We found an identity
in his pictures, “a particular eye”,
an unparalleled style: the aestheticization of his own life. Snapshots
from a weekend picnic in the French countryside with his wife Margareta
and two of his five children could have featured in the fashion spreads
of any of the important magazines of the day and certainly resemble his
commissioned work. “Forever in search of beauty”, as he
so frequently said.
Otto never rested, nor did he allow himself to fall
for the cheap trick of exoticism and folklorization so common among
Brazilians on the New York-Paris-London scene; on the contrary, he
was accepted by the the fashion and style-mag cliques of the time.
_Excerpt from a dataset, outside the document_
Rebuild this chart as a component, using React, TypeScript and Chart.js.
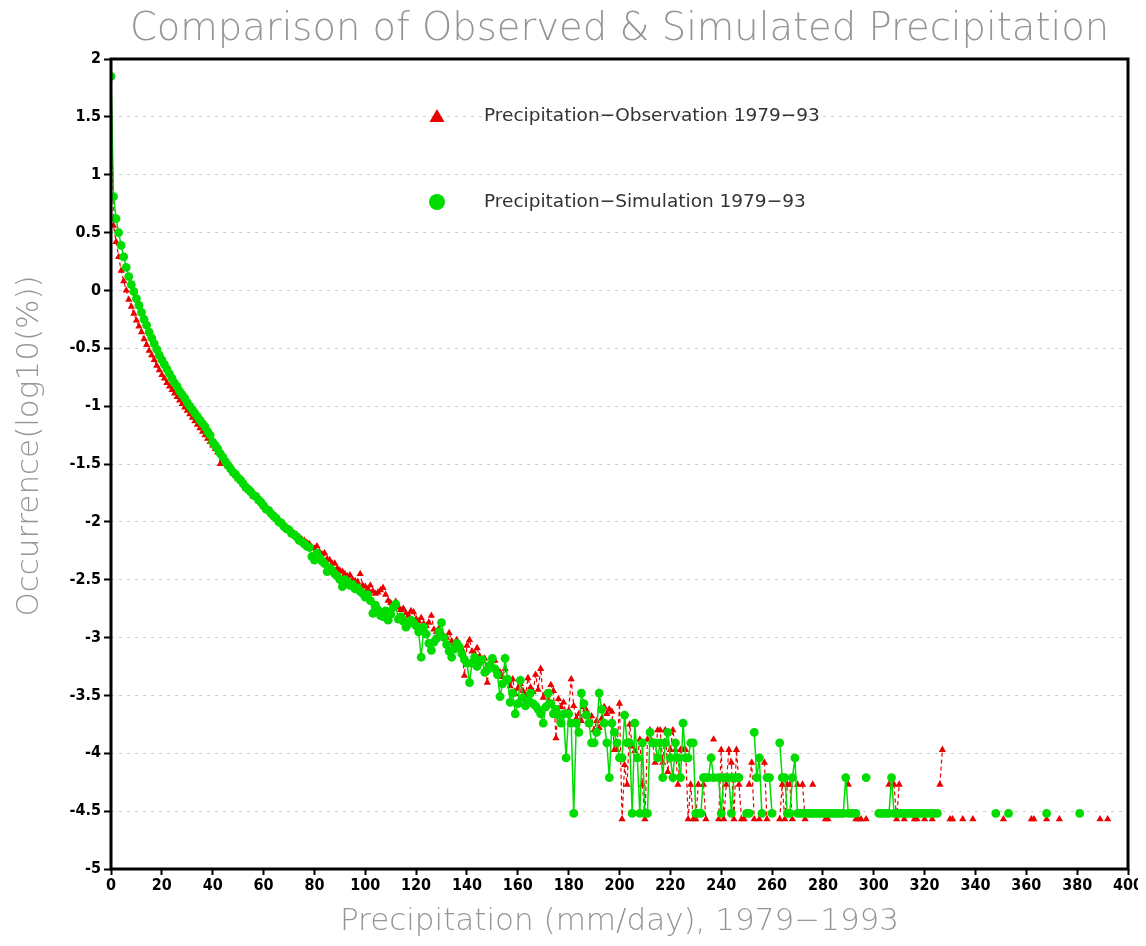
import React, { useEffect, useRef } from "react";
import { Chart, registerables } from "chart.js";

Chart.register(...registerables);

const TITLE = "Comparison of Observed & Simulated Precipitation";
const X_TITLE = "Precipitation (mm/day), 1979\u22121993";
const Y_TITLE = "Occurrence(log10(%))";
const OBS_LABEL = "Precipitation\u2212Observation 1979\u221293";
const SIM_LABEL = "Precipitation\u2212Simulation 1979\u221293";

const xTicks = [0, 20, 40, 60, 80, 100, 120, 140, 160, 180, 200, 220, 240, 260, 280, 300, 320, 340, 360, 380, 400];
const yTicks = [2, 1.5, 1, 0.5, 0, -0.5, -1, -1.5, -2, -2.5, -3, -3.5, -4, -4.5, -5];

// values per 1 mm/day bin, starting at bin 0 (null = no occurrence)
const simValues: (number | null)[] = [
  1.85, 0.81, 0.62, 0.50, 0.39, 0.29, 0.20, 0.12, 0.05, -0.01,
  -0.07, -0.13, -0.19, -0.25, -0.30, -0.36, -0.41, -0.46, -0.51, -0.56,
  -0.60, -0.64, -0.68, -0.72, -0.76, -0.80, -0.83, -0.87, -0.90, -0.93,
  -0.97, -1.00, -1.03, -1.06, -1.09, -1.12, -1.15, -1.18, -1.22, -1.25,
  -1.31, -1.34, -1.37, -1.41, -1.44, -1.48, -1.51, -1.54, -1.57, -1.59,
  -1.62, -1.64, -1.67, -1.70, -1.72, -1.74, -1.77, -1.78, -1.81, -1.83,
  -1.86, -1.89, -1.90, -1.93, -1.95, -1.97, -2.00, -2.01, -2.04, -2.06,
  -2.07, -2.10, -2.11, -2.13, -2.16, -2.17, -2.19, -2.21, -2.22, -2.30,
  -2.33, -2.27, -2.31, -2.34, -2.36, -2.43, -2.40, -2.42, -2.45, -2.47,
  -2.50, -2.56, -2.50, -2.52, -2.55, -2.54, -2.58, -2.57, -2.60, -2.62,
  -2.65, -2.63, -2.68, -2.79, -2.72, -2.76, -2.81, -2.82, -2.77, -2.85,
  -2.80, -2.74, -2.71, -2.84, -2.82, -2.86, -2.91, -2.88, -2.85, -2.87,
  -2.90, -2.95, -3.17, -2.91, -2.97, -3.05, -3.11, -3.04, -3.01, -2.95,
  -2.87, -3.00, -3.06, -3.12, -3.17, -3.10, -3.05, -3.08, -3.14, -3.19,
  -3.22, -3.39, -3.22, -3.17, -3.25, -3.21, -3.19, -3.30, -3.28, -3.24,
  -3.18, -3.27, -3.32, -3.51, -3.40, -3.18, -3.36, -3.56, -3.48, -3.66,
  -3.57, -3.37, -3.52, -3.59, -3.55, -3.48, -3.57, -3.59, -3.62, -3.66,
  -3.74, -3.60, -3.48, -3.57, -3.66, -3.62, -3.67, -3.74, -3.66, -4.04,
  -3.66, -3.74, -4.52, -3.74, -3.82, -3.48, -3.57, -3.67, -3.74, -3.91,
  -3.91, -3.82, -3.48, -3.62, -3.74, -3.91, -4.21, -3.74, -3.82, -3.91,
  -4.04, -4.04, -3.67, -3.91, -3.91, -4.52, -3.74, -4.04, -4.52, -3.91,
  -4.52, -4.52, -3.82, -3.91, -3.91, -4.04, -3.91, -4.21, -3.91, -3.82,
  -4.04, -4.21, -3.91, -4.04, -4.21, -3.74, -4.04, -4.04, -3.91, -3.91,
  -4.52, -4.52, -4.52, -4.21, -4.21, -4.21, -4.04, -4.21, null, -4.21,
  -4.52, -4.21, -4.21, -4.21, -4.52, -4.21, -4.21, -4.21, null, null,
  -4.52, -4.52, null, -3.82, -4.21, -4.04, -4.52, null, -4.21, -4.21,
  -4.52, null, null, -3.91, -4.21, -4.21, -4.52, -4.52, -4.21, -4.04,
  -4.52, -4.52, -4.52, -4.52, -4.52, -4.52, -4.52, -4.52, -4.52, -4.52,
  -4.52, -4.52, -4.52, -4.52, -4.52, -4.52, -4.52, -4.52, -4.52, -4.21,
  -4.52, -4.52, -4.52, -4.52, null, null, null, -4.21, null, null,
  null, null, -4.52, -4.52, -4.52, -4.52, -4.52, -4.21, -4.52, -4.52,
  -4.52, -4.52, -4.52, -4.52, -4.52, -4.52, -4.52, -4.52, -4.52, -4.52,
  -4.52, -4.52, -4.52, -4.52, -4.52, -4.52, null, null, null, null,
  null, null, null, null, null, null, null, null, null, null,
  null, null, null, null, null, null, null, null, -4.52, null,
  null, null, null, -4.52, null, null, null, null, null, null,
  null, null, null, null, null, null, null, null, -4.52, null,
  null, null, null, null, null, null, null, null, null, null,
  null, -4.52,
];

const obsValues: (number | null)[] = [
  1.87, 0.56, 0.42, 0.29, 0.17, 0.08, 0.00, -0.08, -0.14, -0.20,
  -0.26, -0.31, -0.36, -0.42, -0.47, -0.52, -0.56, -0.60, -0.65, -0.69,
  -0.73, -0.76, -0.80, -0.83, -0.86, -0.89, -0.92, -0.95, -0.98, -1.01,
  -1.04, -1.07, -1.10, -1.13, -1.16, -1.19, -1.22, -1.25, -1.28, -1.31,
  -1.34, -1.37, -1.40, -1.50, -1.46, -1.49, -1.52, -1.55, -1.58, -1.60,
  -1.63, -1.65, -1.68, -1.71, -1.73, -1.75, -1.78, -1.79, -1.82, -1.84,
  -1.87, -1.88, -1.91, -1.93, -1.94, -1.97, -1.98, -2.01, -2.02, -2.05,
  -2.06, -2.08, -2.10, -2.11, -2.13, -2.15, -2.16, -2.18, -2.19, -2.22,
  -2.23, -2.21, -2.26, -2.28, -2.27, -2.32, -2.33, -2.36, -2.36, -2.40,
  -2.42, -2.43, -2.45, -2.47, -2.46, -2.50, -2.51, -2.52, -2.45, -2.55,
  -2.56, -2.58, -2.55, -2.60, -2.62, -2.61, -2.59, -2.57, -2.63, -2.68,
  -2.70, -2.72, -2.69, -2.74, -2.76, -2.75, -2.79, -2.81, -2.77, -2.78,
  -2.84, -2.86, -2.83, -2.88, -2.90, -2.87, -2.81, -2.93, -2.95, -2.92,
  -2.97, -2.99, -3.00, -2.96, -3.03, -3.05, -3.02, -3.08, -3.10, -3.33,
  -3.07, -3.02, -3.12, -3.14, -3.09, -3.16, -3.20, -3.18, -3.39, -3.22,
  -3.25, -3.20, -3.28, -3.30, -3.34, -3.27, -3.38, -3.42, -3.36, -3.49,
  -3.44, -3.40, -3.46, -3.50, -3.35, -3.43, -3.47, -3.32, -3.45, -3.27,
  -3.52, -3.48, -3.55, -3.41, -3.46, -3.87, -3.53, -3.60, -3.56, -3.66,
  -3.63, -3.36, -3.59, -3.70, -3.66, -3.72, -3.60, -3.63, -3.75, -3.68,
  -3.80, -3.72, -3.78, -3.70, -3.60, -3.66, -3.62, -3.64, -3.97, -3.97,
  -3.57, -4.57, -4.10, -4.27, -3.75, -3.94, -3.98, -4.05, -3.88, -4.27,
  -4.57, -3.88, -3.80, -3.90, -4.08, -3.80, -3.80, -4.08, -3.80, -4.16,
  -3.97, -3.80, -3.97, -4.27, -3.97, -3.97, -3.97, -4.57, -4.27, -4.57,
  -4.57, -4.27, null, -4.27, -4.57, null, null, -3.88, null, -4.57,
  -3.97, -4.57, -4.27, -3.97, -4.08, -4.57, -3.97, -4.27, -4.57, -4.57,
  null, -4.27, -4.08, -4.57, null, -4.57, null, -4.08, -4.57, null,
  null, null, null, -4.57, -4.27, -4.57, -4.27, -4.27, -4.57, null,
  -4.27, null, -4.27, -4.57, null, null, -4.27, null, null, null,
  null, -4.57, -4.57, null, null, null, null, null, null, null,
  -4.27, null, null, -4.57, -4.57, -4.57, null, -4.57, null, null,
  null, null, null, null, null, null, -4.27, null, -4.27, -4.57,
  -4.27, null, -4.57, null, null, null, -4.57, -4.57, null, null,
  -4.57, null, null, -4.57, null, null, -4.27, -3.97, null, null,
  -4.57, -4.57, null, null, null, -4.57, null, null, null, -4.57,
  null, null, null, null, null, null, null, null, null, null,
  null, -4.57, null, null, null, null, null, null, null, null,
  null, null, -4.57, -4.57, null, null, null, null, -4.57, null,
  null, null, null, -4.57, null, null, null, null, null, null,
  null, null, null, null, null, null, null, null, null, -4.57,
  null, null, -4.57,
];

const RED = "rgb(235,0,0)";
const GREEN = "rgb(0,220,0)";

const toPoints = (vals: (number | null)[]) => vals.map((v, i) => ({ x: i, y: v }));

const decorPlugin = {
  id: "decor",
  afterDraw(chart: any) {
    const { ctx, chartArea: a } = chart;
    ctx.save();
    // frame
    ctx.strokeStyle = "#000";
    ctx.lineWidth = 3;
    ctx.strokeRect(a.left, a.top, a.right - a.left, a.bottom - a.top);

    const cx = (a.left + a.right) / 2;
    // title
    ctx.fillStyle = "#959595";
    ctx.font = '200 38.5px "DejaVu Sans"';
    ctx.textAlign = "center";
    ctx.textBaseline = "alphabetic";
    ctx.fillText(TITLE, cx, 32);

    // x title
    ctx.font = '200 31px "DejaVu Sans"';
    ctx.textBaseline = "middle";
    ctx.fillText(X_TITLE, cx, 914);

    // y title
    ctx.save();
    ctx.translate(22, 438);
    ctx.rotate(-Math.PI / 2);
    ctx.font = '200 31px "DejaVu Sans"';
    ctx.fillText(Y_TITLE, 0, 0);
    ctx.restore();

    // legend
    ctx.fillStyle = RED;
    ctx.beginPath();
    ctx.moveTo(429, 101);
    ctx.lineTo(436.5, 114);
    ctx.lineTo(421.5, 114);
    ctx.closePath();
    ctx.fill();
    ctx.fillStyle = GREEN;
    ctx.beginPath();
    ctx.arc(429, 194, 8, 0, Math.PI * 2);
    ctx.fill();

    ctx.fillStyle = "#333";
    ctx.font = '18.5px "DejaVu Sans"';
    ctx.textAlign = "left";
    ctx.textBaseline = "middle";
    ctx.fillText(OBS_LABEL, 476, 108);
    ctx.fillText(SIM_LABEL, 476, 194);
    ctx.restore();
  },
};

export default function App() {
  const ref = useRef<HTMLCanvasElement | null>(null);

  useEffect(() => {
    if (!ref.current) return;
    const tickFont = { family: '"DejaVu Sans Condensed", "Liberation Sans Narrow", sans-serif', size: 16, weight: "bold" as const };
    const chart = new Chart(ref.current, {
      type: "line",
      data: {
        datasets: [
          {
            label: SIM_LABEL,
            data: toPoints(simValues),
            borderColor: GREEN,
            backgroundColor: GREEN,
            pointBackgroundColor: GREEN,
            pointBorderWidth: 0,
            pointStyle: "circle",
            pointRadius: 4.4,
            borderWidth: 1.5,
            spanGaps: false,
            order: 0,
          },
          {
            label: OBS_LABEL,
            data: toPoints(obsValues),
            borderColor: RED,
            backgroundColor: RED,
            pointBackgroundColor: RED,
            pointBorderWidth: 0,
            pointStyle: "triangle",
            pointRadius: 4.2,
            borderWidth: 1.2,
            borderDash: [4, 3],
            spanGaps: false,
            order: 1,
          },
        ],
      },
      options: {
        responsive: false,
        animation: false,
        devicePixelRatio: 1,
        layout: { padding: { top: 51, right: 10, left: 0, bottom: 0 } },
        plugins: {
          legend: { display: false },
          tooltip: { enabled: false },
          title: { display: false },
        },
        scales: {
          x: {
            type: "linear",
            min: 0,
            max: 400,
            afterBuildTicks: (s: any) => {
              s.ticks = xTicks.map((v) => ({ value: v }));
            },
            afterFit: (s: any) => {
              s.height = 69;
              s.paddingLeft = 0;
              s.paddingRight = 0;
            },
            ticks: {
              autoSkip: false,
              maxRotation: 0,
              color: "#000",
              font: tickFont,
              padding: 1,
              callback: (v: any) => String(v),
            },
            grid: {
              drawOnChartArea: false,
              drawTicks: true,
              tickLength: 6,
              tickColor: "#000",
              tickWidth: 2,
            },
            border: { display: false },
          },
          y: {
            type: "linear",
            min: -5,
            max: 2,
            afterBuildTicks: (s: any) => {
              s.ticks = yTicks.map((v) => ({ value: v }));
            },
            afterFit: (s: any) => {
              s.width = 103;
              s.paddingTop = 0;
              s.paddingBottom = 0;
            },
            ticks: {
              autoSkip: false,
              color: "#000",
              font: tickFont,
              padding: 3,
              callback: (v: any) => String(v),
            },
            grid: {
              color: "#cfcfcf",
              lineWidth: 1,
              tickLength: 7,
              tickColor: "#000",
              tickWidth: 2,
            },
            border: { display: false, dash: [3, 5] },
          },
        },
      },
      plugins: [decorPlugin],
    } as any);
    return () => chart.destroy();
  }, []);

  return (
    <div style={{ width: 1130, height: 930 }}>
      <canvas ref={ref} width={1130} height={930} style={{ display: "block" }} />
    </div>
  );
}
His delicate portraits are complete proof of this. Among those who
sat for him were President Nixon and his daughter Julie Nixon Eisenhower
in the White House Gardens, the actress Sophia Loren at her home
in Via Apia, the writer Truman Capote in his baroque New York apartment,
Grace Kelly and Princess Stephanie on the grounds of the palace in
Monte-Carlo, and Tom Jobim in Rio de Janeiro in the early days of
Bossa Nova.
In fact, the concision, the economy of effect,
the colloquial tone, the apparently frivolous content of his photographs
invites comparison to precisely that Rio-based musical movement that
was to project Brazil into the world. Despite hailing from Tatuapé in São
Paulo, Otto was deeply affected by the Bossa Nova lyricism of that
urban and charming Brazil prefigured in the late 50s and early 60s
and which would unfortunately be lost in the decades that followed.
Otto
emigrated to New York at the beginning of the 60s, swept along
on the crest of this wave. Like Tom Jobim and Sergio Mendes – who
he often photographed and who became a long-standing and close friend – Otto
conquered the world. In the 90s he drastically reduced his photographic
output in order to concentrate on painting and collage.
Nowadays, when
everything is ruled by rush and overexposure is the norm, Otto has
become increasingly more rare, perhaps because there is no longer
space for the delicacy, grace and immense humanism of his vision. The
pictures collected here have resisted erosion by various fads that have
come and gone since their production. They are the diamonds, the pride
we have sifted from a life and career that have known no half tones.
With
Otto Stupakoff, it is and always has been All or Nothing.